Recently the Taliban spokespeople have been saying that they’re going to be basically relying on China or the Chinese Communist Party for funding, and fueling a kind of economic comeback.

The Chinese are welcome to it. Every cent that they spend in Afghanistan will be wasted. If they wanna spend, put their Belt and Road through there, I think we should rejoice in that. It’s not a graveyard of empires; it’s just a waste of great powers’ attention.

The whole Chinese expansionist influence-building plan is nonsense. 

I think the Chinese are embarking in areas where they’re not familiar, and they don’t realize how easily local nationalist sentiment can arise, gain support from rivals to the country they were then objecting to, namely China in this scenario, and sort of scorch the fingers of outreaching China.

As a plan of expansion of Chinese influence, I think the whole thing is nonsense. Let them get on with it. 

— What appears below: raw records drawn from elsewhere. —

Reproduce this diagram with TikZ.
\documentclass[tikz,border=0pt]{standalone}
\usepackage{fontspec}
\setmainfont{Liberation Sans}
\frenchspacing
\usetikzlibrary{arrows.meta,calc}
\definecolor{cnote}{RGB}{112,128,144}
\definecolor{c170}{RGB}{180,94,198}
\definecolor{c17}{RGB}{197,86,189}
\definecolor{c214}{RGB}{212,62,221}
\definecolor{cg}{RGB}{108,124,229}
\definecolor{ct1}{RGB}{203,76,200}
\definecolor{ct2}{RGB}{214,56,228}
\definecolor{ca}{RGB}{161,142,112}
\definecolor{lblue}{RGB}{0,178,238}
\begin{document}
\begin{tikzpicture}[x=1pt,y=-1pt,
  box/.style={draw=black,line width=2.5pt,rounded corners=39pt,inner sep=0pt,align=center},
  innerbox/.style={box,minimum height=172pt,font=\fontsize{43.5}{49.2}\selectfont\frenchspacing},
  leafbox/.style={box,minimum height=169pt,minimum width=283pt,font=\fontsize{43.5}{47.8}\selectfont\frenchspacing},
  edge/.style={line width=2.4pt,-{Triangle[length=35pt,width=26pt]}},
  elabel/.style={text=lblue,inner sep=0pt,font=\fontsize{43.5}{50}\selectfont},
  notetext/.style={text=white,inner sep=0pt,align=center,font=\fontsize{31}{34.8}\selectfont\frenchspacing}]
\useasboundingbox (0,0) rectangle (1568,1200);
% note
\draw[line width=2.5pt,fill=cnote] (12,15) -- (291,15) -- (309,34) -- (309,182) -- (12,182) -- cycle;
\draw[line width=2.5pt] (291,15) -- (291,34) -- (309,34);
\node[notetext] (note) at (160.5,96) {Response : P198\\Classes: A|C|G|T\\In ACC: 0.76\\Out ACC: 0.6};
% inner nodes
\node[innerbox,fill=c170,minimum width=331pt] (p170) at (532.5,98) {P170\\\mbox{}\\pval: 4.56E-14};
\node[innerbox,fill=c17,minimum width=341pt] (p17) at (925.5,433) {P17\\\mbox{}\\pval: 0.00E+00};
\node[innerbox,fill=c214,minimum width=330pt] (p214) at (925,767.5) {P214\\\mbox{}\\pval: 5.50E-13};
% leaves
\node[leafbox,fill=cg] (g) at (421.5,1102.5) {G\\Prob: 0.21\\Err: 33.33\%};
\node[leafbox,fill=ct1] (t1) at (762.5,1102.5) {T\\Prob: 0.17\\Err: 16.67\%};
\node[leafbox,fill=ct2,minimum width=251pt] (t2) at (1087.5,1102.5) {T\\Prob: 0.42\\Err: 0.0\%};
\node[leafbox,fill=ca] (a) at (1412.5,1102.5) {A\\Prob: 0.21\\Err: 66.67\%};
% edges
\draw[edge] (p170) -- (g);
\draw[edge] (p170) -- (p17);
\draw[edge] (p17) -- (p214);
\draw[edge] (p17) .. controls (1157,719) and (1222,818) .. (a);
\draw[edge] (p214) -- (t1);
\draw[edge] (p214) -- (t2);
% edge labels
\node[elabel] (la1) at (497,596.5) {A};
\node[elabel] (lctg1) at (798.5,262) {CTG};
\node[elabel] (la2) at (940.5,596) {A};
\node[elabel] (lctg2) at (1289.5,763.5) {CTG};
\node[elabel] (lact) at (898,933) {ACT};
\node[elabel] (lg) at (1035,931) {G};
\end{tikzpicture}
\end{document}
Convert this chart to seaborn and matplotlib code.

China obviously has to be treated with respect, but if they start to become overbearing, seriously overbearing with other countries, we should support those countries. China is not strong enough to challenge the world. It’s not really strong enough to challenge the United States if the United States plays its diplomatic cards properly.

 Trump was right to call the world’s attention to the Chinese threat.

He was right in trying to kick NATO into shape and telling everyone to pay up more. But I think just a return to essentially Trump’s policy but with a much more diplomatic presentation, a much more sophisticated and conciliatory presentation, that’s what should be done.

Your core is strengthen the alliance. I would say broaden it. I mean, pump up the alliances in the Far East and in the North Atlantic and across the Mediterranean. Put them all together, making one mighty alliance of democratic states.

 Leave no one in any doubt that the defined interest of the democratic world will be defended, will be effectively and forcefully defended. Goodwill to everyone, malice to no one, but we’ll hold our own.